The Pearl Harbor attack happened in World War II, and the Japanese that did it were allied with the Germans who were, in turn, inspired by the racist American South. America’s racism informed much of what the Nazis are but it doesn’t stop there – America’s racism also caused the September 11 attacks and the Iraqi War, both of which led to the creation of ISIS. America’s racism and conservative movements inspired prohibitions against alcohol and drugs, allowing the Mafia to rise to power in America’s borders and the Mexican Cartels to come to power south of the border. Hell, American guns give much of those same cartels their firepower, the same way that American racism, paranoia, and lies keep getting their own civilians killed because America refuses to learn from its past and continues to let the American South and conservative movements get away with the very worst behaviors in the name of taking the high moral ground.
Why does this keep happening?
I’ve been giving this a lot of thought. Historically, movement in human society happens because progressive people identify a problem and decide to do something about it. They do the thing (whatever that might be) and celebrate the thing, and the thing is based around that Utopian idea of improving all lives for everyone. Let us take, for example, the idea of “we need to be tolerant of other people, and being intolerant is bad.”
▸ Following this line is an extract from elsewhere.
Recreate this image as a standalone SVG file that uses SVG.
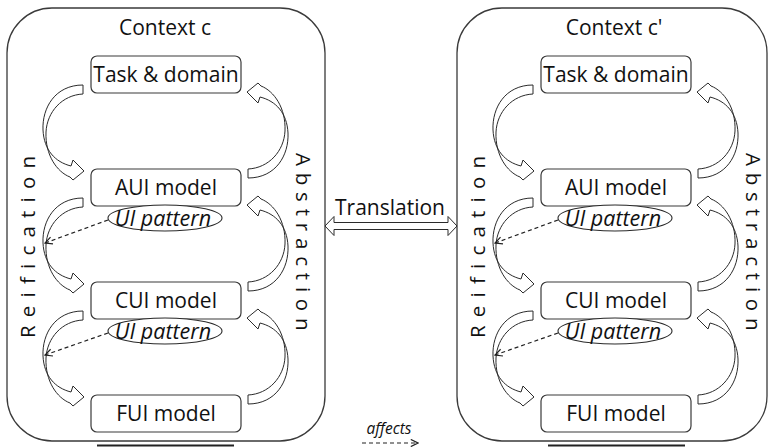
<svg xmlns="http://www.w3.org/2000/svg" width="769" height="447" viewBox="0 0 769 447">
<defs>
<style>
.ctx{fill:#fff;stroke:#3a3a3a;stroke-width:1.3}
.box{fill:#fff;stroke:#3a3a3a;stroke-width:1.2}
.pat{fill:#fff;stroke:#2a2a2a;stroke-width:1.1}
.t{font-family:"Open Sans","Liberation Sans",sans-serif;font-size:21px;fill:#111;text-anchor:middle}
.ti{font-family:"Open Sans","Liberation Sans",sans-serif;font-size:21.5px;font-style:italic;fill:#111;text-anchor:middle}
.v{font-family:"Open Sans","Liberation Sans",sans-serif;font-size:20.5px;fill:#111}
.blk{fill:#fff;stroke:#2a2a2a;stroke-width:1}
.dash{fill:none;stroke:#222;stroke-width:1.2;stroke-dasharray:4 3}
.bar{stroke:#222;stroke-width:2}
</style>
<marker id="open" viewBox="0 0 10 10" refX="9" refY="5" markerWidth="9" markerHeight="9" markerUnits="userSpaceOnUse" orient="auto">
<path d="M1,1 L9,5 L1,9" fill="none" stroke="#222" stroke-width="1.3"/>
</marker>
<path id="cdown" class="blk" d="M83,85 C55,85 42,108 43,130 C44,150 55,162 71,166 L73,160 L84,171 L73,180 L70,177 C57,172 45,155 46,132 C47,112 62,95 83,94 Z"/>
<g id="cup"><use href="#cdown" transform="rotate(180 165.5 131.5)"/></g>
</defs>

<g id="context-c">
<rect class="ctx" x="7" y="8" width="318" height="433" rx="45" ry="45"/>
<text class="t" x="165" y="35">Context c</text>
</g>
<g id="context-c2">
<rect class="ctx" x="457" y="8" width="310" height="433" rx="45" ry="45"/>
<text class="t" x="614" y="35">Context c'</text>
</g>

<g id="labels">
<text class="v" transform="translate(35,338) rotate(-90)" letter-spacing="8.2">Reification</text>
<text class="v" transform="translate(296,153) rotate(90)" letter-spacing="6.8">Abstraction</text>
<text class="v" transform="translate(485,338) rotate(-90)" letter-spacing="8.2">Reification</text>
<text class="v" transform="translate(746,153) rotate(90)" letter-spacing="6.8">Abstraction</text>
</g>

<g id="connectors">
<use href="#cdown"/>
<use href="#cdown" transform="translate(0,113)"/>
<use href="#cdown" transform="translate(0,226)"/>
<use href="#cup"/>
<use href="#cup" transform="translate(0,113)"/>
<use href="#cup" transform="translate(0,226)"/>
<use href="#cdown" transform="translate(450,0)"/>
<use href="#cdown" transform="translate(450,113)"/>
<use href="#cdown" transform="translate(450,226)"/>
<use href="#cup" transform="translate(450,0)"/>
<use href="#cup" transform="translate(450,113)"/>
<use href="#cup" transform="translate(450,226)"/>
<line class="dash" x1="108" y1="220" x2="45" y2="243" marker-end="url(#open)"/>
<line class="dash" x1="108" y1="333" x2="45" y2="355" marker-end="url(#open)"/>
<line class="dash" x1="558" y1="220" x2="495" y2="243" marker-end="url(#open)"/>
<line class="dash" x1="558" y1="333" x2="495" y2="355" marker-end="url(#open)"/>
<path id="translation-arrow" class="blk" d="M325,226 L334,216.5 L334,222.5 L448,222.5 L448,216.5 L457,226 L448,235.5 L448,229.5 L334,229.5 L334,235.5 Z"/>
<text class="t" x="390" y="215">Translation</text>
</g>

<g id="task-c"><rect class="box" x="91" y="56" width="150" height="37" rx="6"/><text class="t" x="166" y="82">Task &amp; domain</text></g>
<g id="aui-c"><rect class="box" x="91" y="169" width="150" height="37" rx="6"/><text class="t" x="166" y="195">AUI model</text></g>
<g id="cui-c"><rect class="box" x="91" y="282" width="150" height="37" rx="6"/><text class="t" x="166" y="308">CUI model</text></g>
<g id="fui-c"><rect class="box" x="91" y="395" width="150" height="37" rx="6"/><text class="t" x="166" y="421">FUI model</text></g>
<g id="pattern1-c"><ellipse class="pat" cx="165" cy="218" rx="57" ry="13"/><text class="ti" x="163" y="225.5">UI pattern</text></g>
<g id="pattern2-c"><ellipse class="pat" cx="165" cy="331" rx="57" ry="13"/><text class="ti" x="163" y="338.5">UI pattern</text></g>

<g id="task-c2"><rect class="box" x="541" y="56" width="150" height="37" rx="6"/><text class="t" x="616" y="82">Task &amp; domain</text></g>
<g id="aui-c2"><rect class="box" x="541" y="169" width="150" height="37" rx="6"/><text class="t" x="616" y="195">AUI model</text></g>
<g id="cui-c2"><rect class="box" x="541" y="282" width="150" height="37" rx="6"/><text class="t" x="616" y="308">CUI model</text></g>
<g id="fui-c2"><rect class="box" x="541" y="395" width="150" height="37" rx="6"/><text class="t" x="616" y="421">FUI model</text></g>
<g id="pattern1-c2"><ellipse class="pat" cx="615" cy="218" rx="57" ry="13"/><text class="ti" x="613" y="225.5">UI pattern</text></g>
<g id="pattern2-c2"><ellipse class="pat" cx="615" cy="331" rx="57" ry="13"/><text class="ti" x="613" y="338.5">UI pattern</text></g>

<g id="legend">
<text class="ti" x="389" y="434" style="font-size:15.5px">affects</text>
<line class="dash" x1="362" y1="443" x2="418" y2="443" marker-end="url(#open)"/>
</g>
<line class="bar" x1="97" y1="445.5" x2="234" y2="445.5"/>
<line class="bar" x1="548" y1="445.5" x2="685" y2="445.5"/>
</svg>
Progressives listen and let other people come to the table and give their opinions, and this is where we get centrists from. Centrists assume that the system progressives built is the natural order of things and don’t think about what went into creating that system, so they turn the idea we’re using as an example into “we need to be tolerant of other people.” It’s a difference that doesn’t sound too important, at least at first.
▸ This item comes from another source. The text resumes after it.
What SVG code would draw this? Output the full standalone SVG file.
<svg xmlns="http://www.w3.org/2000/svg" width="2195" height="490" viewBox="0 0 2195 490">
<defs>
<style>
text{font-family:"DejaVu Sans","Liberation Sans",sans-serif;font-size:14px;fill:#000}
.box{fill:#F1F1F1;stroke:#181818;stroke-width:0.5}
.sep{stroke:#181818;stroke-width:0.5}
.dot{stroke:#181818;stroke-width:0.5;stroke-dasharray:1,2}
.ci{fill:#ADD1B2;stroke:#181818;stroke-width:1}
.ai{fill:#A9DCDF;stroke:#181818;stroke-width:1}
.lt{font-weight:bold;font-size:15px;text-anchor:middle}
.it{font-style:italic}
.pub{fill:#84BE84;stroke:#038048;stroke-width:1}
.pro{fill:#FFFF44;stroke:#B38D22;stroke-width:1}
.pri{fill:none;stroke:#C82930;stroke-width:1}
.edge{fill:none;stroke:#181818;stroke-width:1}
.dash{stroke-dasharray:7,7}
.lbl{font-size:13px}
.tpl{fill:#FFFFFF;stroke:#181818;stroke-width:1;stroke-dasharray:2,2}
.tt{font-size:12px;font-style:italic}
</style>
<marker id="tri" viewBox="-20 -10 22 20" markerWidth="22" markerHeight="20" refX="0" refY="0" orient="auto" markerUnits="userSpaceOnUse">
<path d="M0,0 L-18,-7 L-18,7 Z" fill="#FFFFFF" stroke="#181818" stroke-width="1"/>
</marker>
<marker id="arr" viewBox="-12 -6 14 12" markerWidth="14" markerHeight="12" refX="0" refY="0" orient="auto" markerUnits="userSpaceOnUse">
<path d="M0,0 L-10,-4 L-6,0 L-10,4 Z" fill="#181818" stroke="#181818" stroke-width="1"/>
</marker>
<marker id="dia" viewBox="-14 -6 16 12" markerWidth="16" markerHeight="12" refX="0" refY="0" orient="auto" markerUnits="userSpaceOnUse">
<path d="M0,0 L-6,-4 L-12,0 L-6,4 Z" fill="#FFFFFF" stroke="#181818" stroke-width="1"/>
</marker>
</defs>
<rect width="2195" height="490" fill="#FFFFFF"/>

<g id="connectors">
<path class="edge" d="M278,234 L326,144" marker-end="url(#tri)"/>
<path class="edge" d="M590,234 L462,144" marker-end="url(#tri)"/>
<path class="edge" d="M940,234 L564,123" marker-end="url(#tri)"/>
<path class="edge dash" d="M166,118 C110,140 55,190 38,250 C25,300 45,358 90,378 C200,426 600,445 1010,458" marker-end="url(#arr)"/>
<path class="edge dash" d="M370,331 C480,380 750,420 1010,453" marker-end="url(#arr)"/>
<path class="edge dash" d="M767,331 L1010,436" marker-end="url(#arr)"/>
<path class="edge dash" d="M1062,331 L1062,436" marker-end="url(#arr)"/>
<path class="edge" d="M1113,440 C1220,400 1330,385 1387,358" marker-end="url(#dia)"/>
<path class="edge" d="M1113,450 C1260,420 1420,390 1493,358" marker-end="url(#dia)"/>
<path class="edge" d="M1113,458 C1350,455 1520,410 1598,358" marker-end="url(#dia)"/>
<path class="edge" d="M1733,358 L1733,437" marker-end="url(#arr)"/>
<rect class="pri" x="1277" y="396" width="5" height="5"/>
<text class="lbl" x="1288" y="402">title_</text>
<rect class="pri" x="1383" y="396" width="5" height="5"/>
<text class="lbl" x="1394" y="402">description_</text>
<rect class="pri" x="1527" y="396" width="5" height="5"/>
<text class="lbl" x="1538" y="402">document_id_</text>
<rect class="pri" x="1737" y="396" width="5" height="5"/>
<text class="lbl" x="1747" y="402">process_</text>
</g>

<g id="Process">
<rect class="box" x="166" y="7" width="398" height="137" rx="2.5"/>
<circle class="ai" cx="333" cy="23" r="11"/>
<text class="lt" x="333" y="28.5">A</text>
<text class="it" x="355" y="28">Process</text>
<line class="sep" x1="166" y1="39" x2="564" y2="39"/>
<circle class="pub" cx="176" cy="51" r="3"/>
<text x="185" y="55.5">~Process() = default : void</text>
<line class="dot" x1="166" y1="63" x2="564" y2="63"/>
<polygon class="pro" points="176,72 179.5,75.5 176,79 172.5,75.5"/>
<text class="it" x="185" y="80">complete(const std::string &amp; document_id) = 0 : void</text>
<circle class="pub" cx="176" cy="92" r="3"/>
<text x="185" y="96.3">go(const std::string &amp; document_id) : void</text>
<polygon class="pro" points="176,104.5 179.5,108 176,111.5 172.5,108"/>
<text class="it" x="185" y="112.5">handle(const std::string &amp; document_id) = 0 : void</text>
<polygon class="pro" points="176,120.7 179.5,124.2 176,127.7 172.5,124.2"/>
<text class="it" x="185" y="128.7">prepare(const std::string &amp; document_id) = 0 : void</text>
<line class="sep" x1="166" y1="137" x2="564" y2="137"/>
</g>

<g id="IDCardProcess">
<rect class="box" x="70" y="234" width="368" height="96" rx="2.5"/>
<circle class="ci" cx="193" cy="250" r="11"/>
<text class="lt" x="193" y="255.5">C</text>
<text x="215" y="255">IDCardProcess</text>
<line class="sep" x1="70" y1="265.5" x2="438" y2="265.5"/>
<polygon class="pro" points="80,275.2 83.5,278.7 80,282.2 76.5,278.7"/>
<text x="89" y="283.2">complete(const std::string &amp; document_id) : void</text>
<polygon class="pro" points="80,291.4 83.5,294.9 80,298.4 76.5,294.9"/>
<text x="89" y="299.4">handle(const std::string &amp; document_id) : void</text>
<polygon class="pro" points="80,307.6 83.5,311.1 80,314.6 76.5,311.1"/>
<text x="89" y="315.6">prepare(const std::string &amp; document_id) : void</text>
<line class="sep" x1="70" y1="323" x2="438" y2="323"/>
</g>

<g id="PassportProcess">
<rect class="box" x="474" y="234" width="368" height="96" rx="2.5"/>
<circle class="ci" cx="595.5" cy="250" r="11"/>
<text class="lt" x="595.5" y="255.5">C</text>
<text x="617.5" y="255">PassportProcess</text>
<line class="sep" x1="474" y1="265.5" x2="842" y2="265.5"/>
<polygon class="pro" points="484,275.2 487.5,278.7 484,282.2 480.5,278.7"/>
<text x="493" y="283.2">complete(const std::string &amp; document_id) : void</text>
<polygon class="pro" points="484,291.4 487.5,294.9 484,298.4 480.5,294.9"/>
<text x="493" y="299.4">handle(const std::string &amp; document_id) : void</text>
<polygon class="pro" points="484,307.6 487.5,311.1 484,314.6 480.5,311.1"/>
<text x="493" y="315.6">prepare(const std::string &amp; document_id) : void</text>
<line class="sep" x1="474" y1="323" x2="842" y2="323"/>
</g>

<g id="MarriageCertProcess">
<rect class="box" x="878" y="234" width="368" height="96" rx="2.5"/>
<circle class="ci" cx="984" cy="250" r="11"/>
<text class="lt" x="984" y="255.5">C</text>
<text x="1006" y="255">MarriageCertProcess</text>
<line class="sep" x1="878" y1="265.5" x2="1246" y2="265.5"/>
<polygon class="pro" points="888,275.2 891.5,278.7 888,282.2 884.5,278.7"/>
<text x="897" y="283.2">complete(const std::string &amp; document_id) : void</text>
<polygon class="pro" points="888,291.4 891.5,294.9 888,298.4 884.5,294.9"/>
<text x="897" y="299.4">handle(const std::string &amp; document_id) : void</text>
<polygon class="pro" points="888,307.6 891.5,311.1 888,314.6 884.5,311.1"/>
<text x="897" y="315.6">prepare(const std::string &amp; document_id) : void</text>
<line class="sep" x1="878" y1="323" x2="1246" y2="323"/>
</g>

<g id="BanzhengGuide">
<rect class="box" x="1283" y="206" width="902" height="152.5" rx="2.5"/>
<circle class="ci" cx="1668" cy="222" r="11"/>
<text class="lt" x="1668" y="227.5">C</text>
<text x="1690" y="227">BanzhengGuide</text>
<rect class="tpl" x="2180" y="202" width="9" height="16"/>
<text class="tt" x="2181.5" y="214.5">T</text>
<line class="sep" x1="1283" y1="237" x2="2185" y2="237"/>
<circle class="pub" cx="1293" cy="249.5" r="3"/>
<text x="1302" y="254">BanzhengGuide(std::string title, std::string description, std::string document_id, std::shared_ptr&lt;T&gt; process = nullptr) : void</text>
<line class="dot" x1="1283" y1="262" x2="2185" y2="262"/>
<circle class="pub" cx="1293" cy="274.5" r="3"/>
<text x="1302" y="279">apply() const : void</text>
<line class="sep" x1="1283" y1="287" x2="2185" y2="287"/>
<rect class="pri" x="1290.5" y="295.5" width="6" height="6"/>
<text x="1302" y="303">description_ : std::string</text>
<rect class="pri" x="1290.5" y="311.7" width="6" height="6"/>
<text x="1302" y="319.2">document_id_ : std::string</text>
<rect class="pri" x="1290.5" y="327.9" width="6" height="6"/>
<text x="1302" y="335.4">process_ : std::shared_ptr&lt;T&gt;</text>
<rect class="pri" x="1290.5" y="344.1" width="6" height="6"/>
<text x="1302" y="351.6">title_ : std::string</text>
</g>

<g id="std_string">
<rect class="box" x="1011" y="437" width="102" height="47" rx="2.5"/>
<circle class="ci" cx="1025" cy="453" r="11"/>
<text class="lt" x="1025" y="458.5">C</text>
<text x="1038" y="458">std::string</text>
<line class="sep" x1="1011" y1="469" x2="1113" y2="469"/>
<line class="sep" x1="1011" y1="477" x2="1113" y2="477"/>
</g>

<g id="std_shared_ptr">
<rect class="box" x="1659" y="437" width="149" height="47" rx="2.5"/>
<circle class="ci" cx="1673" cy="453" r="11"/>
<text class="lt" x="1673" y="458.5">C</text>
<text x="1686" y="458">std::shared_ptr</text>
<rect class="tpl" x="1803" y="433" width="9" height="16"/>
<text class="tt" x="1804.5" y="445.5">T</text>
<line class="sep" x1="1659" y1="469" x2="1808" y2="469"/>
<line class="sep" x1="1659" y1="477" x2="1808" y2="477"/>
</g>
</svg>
But then, inevitably, the people that still subscribe to whatever philosophy made the idea of “we need to be tolerant of other people, and being intolerant is bad” important come to the table. We’ll call them conservatives, though the only thing they ever really want to conserve is their racism, paranoia, and lies. They come to the table and say something horrible, like, say, “all American Japanese are more Japanese than American and will betray us the first chance they get.”
And the progressives of the world say “No, that’s wrong, we need to be tolerant of other people, and being intolerant is bad – so being intolerant of Japanese-Americans is bad.” Then the conservatives say “you need to be tolerant of our intolerance or you’re just as bad as we are~!” and centrists chime in with “but we need to be tolerant of other people~!” and that’s how we wind up with people in Concentration Camps as centrists say “who could have foreseen this outcome?”
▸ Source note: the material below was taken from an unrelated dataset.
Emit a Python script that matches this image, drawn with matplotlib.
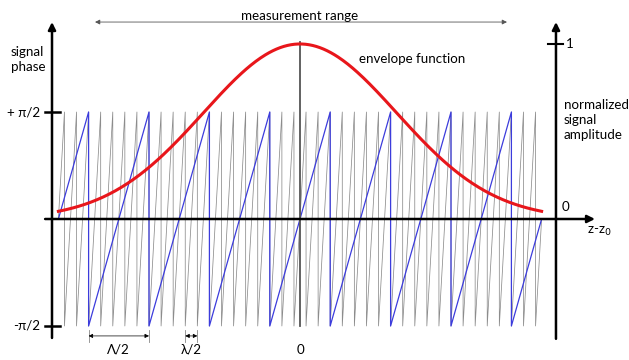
import numpy as np
import matplotlib.pyplot as plt

# ===== Data (z in units of Lambda/2, phase in units of pi/2) =====
z_start, z_end = -4.0, 4.0
blue_drops = [-3.5, -2.5, -1.5, -0.5, 0.5, 1.5, 2.5, 3.5]   # Lambda/2 period
black_period = 0.2                                           # lambda/2 = (Lambda/2)/5
envelope_peak = 1.0
envelope_sigma = 1.6
amp_scale = 1.636   # amplitude 1 drawn at this phase height

phase_labels = ["+ \u03c0/2", "-\u03c0/2"]
phase_ticks = [1, -1]


def sawtooth_vertices(drops):
    xs, ys = [z_start], [0.0]
    for d in drops:
        xs += [d, d]
        ys += [1.0, -1.0]
    xs.append(z_end)
    ys.append(0.0)
    return xs, ys


plt.rcParams['font.family'] = ['Lato', 'DejaVu Sans']
fs = 9.6
fig = plt.figure(figsize=(6.29, 3.60), dpi=100)
ax = fig.add_axes([0, 0, 1, 1])
ax.set_xlim(-4.967, 5.447)
ax.set_ylim(-1.318, 2.047)
ax.axis("off")

# ===== Sawtooth phases =====
black_drops = np.arange(-3.9, 4.0, black_period)
bx, by = sawtooth_vertices(black_drops)
ax.plot(bx, by, color="#8c8c8c", lw=0.55, zorder=1)
qx, qy = sawtooth_vertices(blue_drops)
ax.plot(qx, qy, color="#3c3cdc", lw=0.9, zorder=2)

# centre line
ax.plot([0, 0], [-1.0, 1.654], color="#555555", lw=1.3, zorder=2)

# ===== Envelope =====
z = np.linspace(z_start, z_end, 400)
env = envelope_peak * np.exp(-z**2 / (2 * envelope_sigma**2))
ax.plot(z, env * amp_scale, color="#e8161b", lw=2.2, zorder=4)

# ===== Axes =====
ar = dict(arrowstyle="-|>", color="black", lw=1.8, mutation_scale=11, shrinkA=0, shrinkB=0)
ax.annotate("", xy=(-4.106, 1.841), xytext=(-4.106, -1.112), arrowprops=ar, zorder=5)
ax.annotate("", xy=(4.238, 1.841), xytext=(4.238, -1.12), arrowprops=ar, zorder=5)
ax.annotate("", xy=(4.884, 0), xytext=(-4.22, 0), arrowprops=ar, zorder=5)
for t in phase_ticks:
    ax.plot([-4.23, -3.98], [t, t], color="black", lw=1.8, zorder=5)
ax.plot([4.11, 4.36], [amp_scale, amp_scale], color="black", lw=1.5, zorder=5)

# measurement range
rng = dict(arrowstyle="<|-|>", color="#555555", lw=0.6, mutation_scale=7, shrinkA=0, shrinkB=0)
ax.annotate("", xy=(3.427, 1.841), xytext=(-3.394, 1.841), arrowprops=rng)
ax.text(0, 1.90, "measurement range", ha="center", va="center", fontsize=fs)

# dimension arrows
dim = dict(arrowstyle="<|-|>", color="black", lw=0.5, mutation_scale=6, shrinkA=0, shrinkB=0)
ax.annotate("", xy=(-2.5, -1.093), xytext=(-3.5, -1.093), arrowprops=dim)
ax.annotate("", xy=(-1.7, -1.093), xytext=(-1.9, -1.093), arrowprops=dim)
for xv in [-3.5, -2.5, -1.9, -1.7]:
    ax.plot([xv, xv], [-1.04, -1.15], color="#888888", lw=0.6)
ax.text(-3.0, -1.224, "\u039b/2", ha="center", va="center", fontsize=fs)
ax.text(-1.8, -1.224, "\u03bb/2", ha="center", va="center", fontsize=fs)
ax.text(0, -1.224, "0", ha="center", va="center", fontsize=fs)

# ===== Labels =====
ax.text(-4.785, 1.495, "signal\nphase", ha="left", va="center", fontsize=fs, linespacing=1.3)
for t, lab in zip(phase_ticks, phase_labels):
    ax.text(-4.30, t, lab, ha="right", va="center", fontsize=fs)
ax.text(1.854, 1.495, "envelope function", ha="center", va="center", fontsize=fs)
ax.text(4.371, 0.925, "normalized\nsignal\namplitude", ha="left", va="center", fontsize=fs, linespacing=1.3)
ax.text(4.40, amp_scale, "1", ha="left", va="center", fontsize=fs)
ax.text(4.33, 0.112, "0", ha="left", va="center", fontsize=fs)
ax.text(4.75, -0.121, "z-z$_0$", ha="left", va="center", fontsize=fs)

fig.savefig("out.png", dpi=100)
We need to break this cycle. We need to stop this train.
This comic is an attempt to do this: a progressive reminding centrists and conservatives alike that what happened before was not okay and that it is happening again and it does not have to.
We can and should be better than this.
George is joined by a handful of supremely talented people in the creation of They Called Us Enemy. The first is Justin Eisinger, converting popular stories from other mediums to comics before turning his talent to translating non-fiction to the graphic page. Steven Scott works mostly as a publicist, but his writing can be found in everything from Archie Comics to Heavy Metal Magazine; he’s one of those people that produces quality work at any level that he chooses to engage with. Lastly, the artist for this project is Harmony Becker, whose clean lines and seemingly simple illustrations speak volumes in terms of facial expression and body language. Their combined efforts have produced a work of horrific beauty, something that is important, hard to put down, and quick to read.